We got about five minutes of excited introductions, catch-up (Rachel’s worried about the tattoo! As if she’s going to just win!) and photographs…then the group churned past (unaware there was a two time singlespeed goddess standing there in the driveway).

The Tamarancho loop was fine, shady bits balancing the hot exposed technical serpentine sections. I even performed a realistic crash for one of the NC women, just flopped over as I was wriggling through the “root-rock-right up the face” section.

I got to ride with Bo Gustavvson (guy who helped ‘save’ me from the vicious dog) and Olle the set designer/boat restorer from Stockholm.

Ed:  JP, don’t you ever meet any crashing bores on these things?

Strum’d banjo to soothe/torture a green-faced Fiona who lay flat, fighting off heatstroke She and Bo were shivering and sweaty–scary. Her reason: katzenjammer. His: Swedes not accustomed to heat.

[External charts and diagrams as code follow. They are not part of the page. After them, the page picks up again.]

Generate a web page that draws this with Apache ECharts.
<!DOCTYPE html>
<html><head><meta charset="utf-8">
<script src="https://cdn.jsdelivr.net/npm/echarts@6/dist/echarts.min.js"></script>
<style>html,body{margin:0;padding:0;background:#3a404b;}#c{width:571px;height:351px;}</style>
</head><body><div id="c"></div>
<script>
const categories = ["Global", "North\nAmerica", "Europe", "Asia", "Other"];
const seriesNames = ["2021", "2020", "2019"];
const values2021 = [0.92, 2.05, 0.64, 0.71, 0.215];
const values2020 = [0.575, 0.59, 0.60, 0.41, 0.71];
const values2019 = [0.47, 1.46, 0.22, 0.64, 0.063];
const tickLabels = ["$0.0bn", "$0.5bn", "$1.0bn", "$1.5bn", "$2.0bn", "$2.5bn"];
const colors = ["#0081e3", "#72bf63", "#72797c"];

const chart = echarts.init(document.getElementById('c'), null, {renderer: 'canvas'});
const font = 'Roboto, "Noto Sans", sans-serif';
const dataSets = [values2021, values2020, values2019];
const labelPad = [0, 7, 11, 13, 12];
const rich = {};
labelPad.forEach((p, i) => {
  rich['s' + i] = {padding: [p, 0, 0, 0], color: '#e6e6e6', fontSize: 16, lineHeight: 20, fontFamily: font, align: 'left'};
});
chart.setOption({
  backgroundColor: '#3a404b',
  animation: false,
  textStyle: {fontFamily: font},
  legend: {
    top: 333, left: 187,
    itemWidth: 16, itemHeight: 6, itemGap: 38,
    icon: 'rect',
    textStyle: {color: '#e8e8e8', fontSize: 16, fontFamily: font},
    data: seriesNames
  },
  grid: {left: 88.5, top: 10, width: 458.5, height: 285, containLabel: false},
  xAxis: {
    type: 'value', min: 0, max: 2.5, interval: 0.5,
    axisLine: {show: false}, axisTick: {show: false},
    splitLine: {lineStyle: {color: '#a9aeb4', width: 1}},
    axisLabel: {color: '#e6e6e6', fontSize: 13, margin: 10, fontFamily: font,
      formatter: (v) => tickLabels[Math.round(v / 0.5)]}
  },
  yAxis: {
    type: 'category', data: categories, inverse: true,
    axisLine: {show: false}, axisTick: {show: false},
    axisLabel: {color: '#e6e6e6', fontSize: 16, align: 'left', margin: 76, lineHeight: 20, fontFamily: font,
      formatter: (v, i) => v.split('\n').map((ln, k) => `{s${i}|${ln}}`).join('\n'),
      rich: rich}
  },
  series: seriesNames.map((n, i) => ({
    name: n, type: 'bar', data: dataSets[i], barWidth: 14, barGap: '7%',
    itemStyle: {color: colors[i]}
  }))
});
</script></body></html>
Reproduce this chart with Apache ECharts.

So what are the Beijing Olympians doing ? “Training in sauna, or heated gyms, like Bart Brentjens did for Atlanta”. THIS JUST IN: ANNA CAROLINE CHAUSSON TAKES GOLD IN BMX. Sports Illust. needs to cover her.
Sorry, we digress.

Not being even slightly overhung, I kept the banjo’s neck from striking all the trees on my left, while the helmet sat in my eyes, and I re-thought my idea to race with it in Napa.

It will sit in the shade, resonating, and I will wear a three-piece business suit, and overheat but not get sunburnt. I thought about being bare, but no, the poor hide is tanned enough for three lifetimes.

Bo and Ole came to meet Charlie before returning to the heart of the action, take some lemonade.

And at the pub I found Nigel Foskett (mistook him for Biff-yeswearontheweb Outcast), legions of the North Carolingians. Finally grasped WHO Barbara Howe is…and shared boastcards, beers and even fobbed some finery off…The women flaunted some fine post ride footwear. Somehow the time flew and I realized I’d be missing part two of the day’s fun: American Cyclery gathering, ride across bridge, picnic at Kirby.
Hard to even THINK about leaving ‘my’ town for more frivolity.

I pedaled home and hopt into the bath. Gotta get my beauty rest.